The advance() method can be used to make incremental progress
merging the batches together, ultimately into one batch. If advance()
is invoked by a background Thread when there is available
time, the batches can be merged gradually and the
speed of the system will be improved.
In fact, insert() simply invokes advance() once on each invocation. If it
becomes known at some point that no further inserts() will be needed right away,
such as during non-business hours, then advance()
can be invoked in a tight loop until it returns false in order
to finish the merging of the batches into a single batch, thereby
optimizing for retrievals and deletes. In such an optimized state, the
index will have performance similar to that of the underlying baseDb, i.e.
without the IncrementalMergingItemSpace overhead.
Usage is simple:
// baseDb is any ItemSpace, normally an InfinityDB
IncrementalMergingItemSpace db =
new IncrementalMergingItemSpace(baseDb, true/*isCreate*/, CACHE_SIZE);
// Now use db in any way desired.
// In beta 4/8/2007, only one update should be active concurrently.
CACHE_SIZE is the amount of temporary memory that is assumed to be
available to the cache in the underlying baseDb. If baseDb is an InfinityDB, then the cache
size provided in the open of the InfinityDB should be used, or somewhat less. If
this parameter is too large, performance may degrade considerably. Using
somewhat too small a value will also degrade performance but not significantly, so
it is best to underestimate. Also, if there are other threads using significant amounts
of the cache memory by virtue of their access patterns, the CACHE_SIZE
parameter may need to be reduced well below the cacheSize
parameter to InfinityDB.create() or InfinityDB.open().
Bulk loads using IncrementalMergingItemSpace
can be roughly 10 to 100 times as fast as simple random insertion
into a large InfinityDB database (insertions that are random in that
they always cause cache misses), while retrievals and deletes or updates will be
affected in a way that depends on the data patterns,
slowing down by 1 to 50 times or more. The speed of the basic operations
decreases logarithmically with database size.
Databases up to ten times the size of memory will be only
slowed by approximately the ratio of database to memory size. Each tenfold
increase in database size thereafter will decrease speed by about the same factor.
In other words, a load time for a database 10 times memory size will take S
seconds, while a database 100 times memory in size will take 20S seconds,
1000 times memory size will take 300S seconds and so on. These are very rough
estimates and actual performance does not decrease smoothly, being somewhat
'jagged'. Retrievals and deletes slow down similarly. There is no limit on
database size.
When an IncrementalMergingItemSpacewraps an InfinityDB, Items
can be inserted randomly into large databases at roughly 5K Items/sec to
40K Items/sec at 3GHz, whereas a simple InfinityDB will be limited by seek
speed to about 70 to 150 Items/sec (for one disk) when Items have no locality.

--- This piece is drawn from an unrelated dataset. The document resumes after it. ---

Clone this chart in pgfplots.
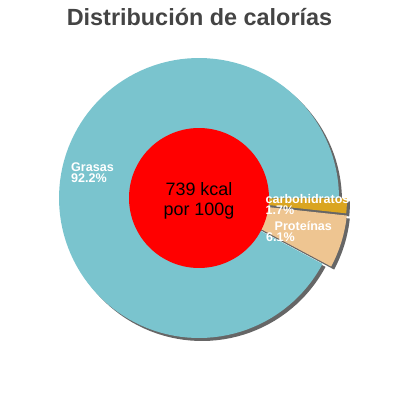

If there is locality (Items 'group together in sequence') then
a simple InfinityDB may actually be very good, since only the first
Item in a localized group will cause a disk I/O, and the rest of the Items
go very quickly into a single block that loaded into the cache. For example, if a
stock record is comprised of 30 Items having common prefixes that identify a
transaction, then only one disk block needs to be read and
written to insert that record, taking about 4 to 10 msec for a seek
for each operation. In that situation, the
30-Item records can be inserted at up to 3750 Items/sec (considering only the
I/O time), which is similar to the minimum
rate achieved by the IncrementalMergingItemSpace. However,
most applications will mix in some inversions on various attributes,
and there will be some non-local insertion. For the stock records, we also want to
insert inverse Items beginning with stock symbol, brokerage id,
customer id, and on to allow access given such data values - these
will be 'random' and will considerably slow down an InfinityDB used directly, but
will not slow down an IncrementalMergingItemSpace.
Retrieval speed depends on the access pattern. Each retrieval causes a set of
accesses on the baseDb, one for each existing 'batch'. As the database grows,
the number of batches grows logarithmically, starting at 1 and going up to 10, 20,
possibly even 50 for huge databases. In the worst case, a single random
read or delete access will require one disk I/O per batch. On the other hand, sequential
accesses will initially incur such repeated I/O's for an initial random access
followed by rather efficient scanning through the blocks that are
brought into memory as a result. Further sequential access
will only bring in blocks as needed into the cache, and there will be no
unnecessary block reads. While there is no extra I/O for such further sequential
retrievals or deletes, the in-cache access overhead of the operations is still
increased by the need for each retrieval to examine each batch to
find the next Item in sequence. So, while retrievals on a baseDb that
is an InfinityDB might run at 120K Items/sec/Ghz, an
IncrementalMergingItemSpace with 25 batches in the baseDb
would retrieve Items from blocks already in memory at 120K/25 Items/Sec/Ghz.
In this release, which is a Beta test release on 4/8/2007, concurrent access should be limited to one updater and multiple reader threads. In other words, any thread may retrieve, but only one should do inserts, deletes, or updates at a given time.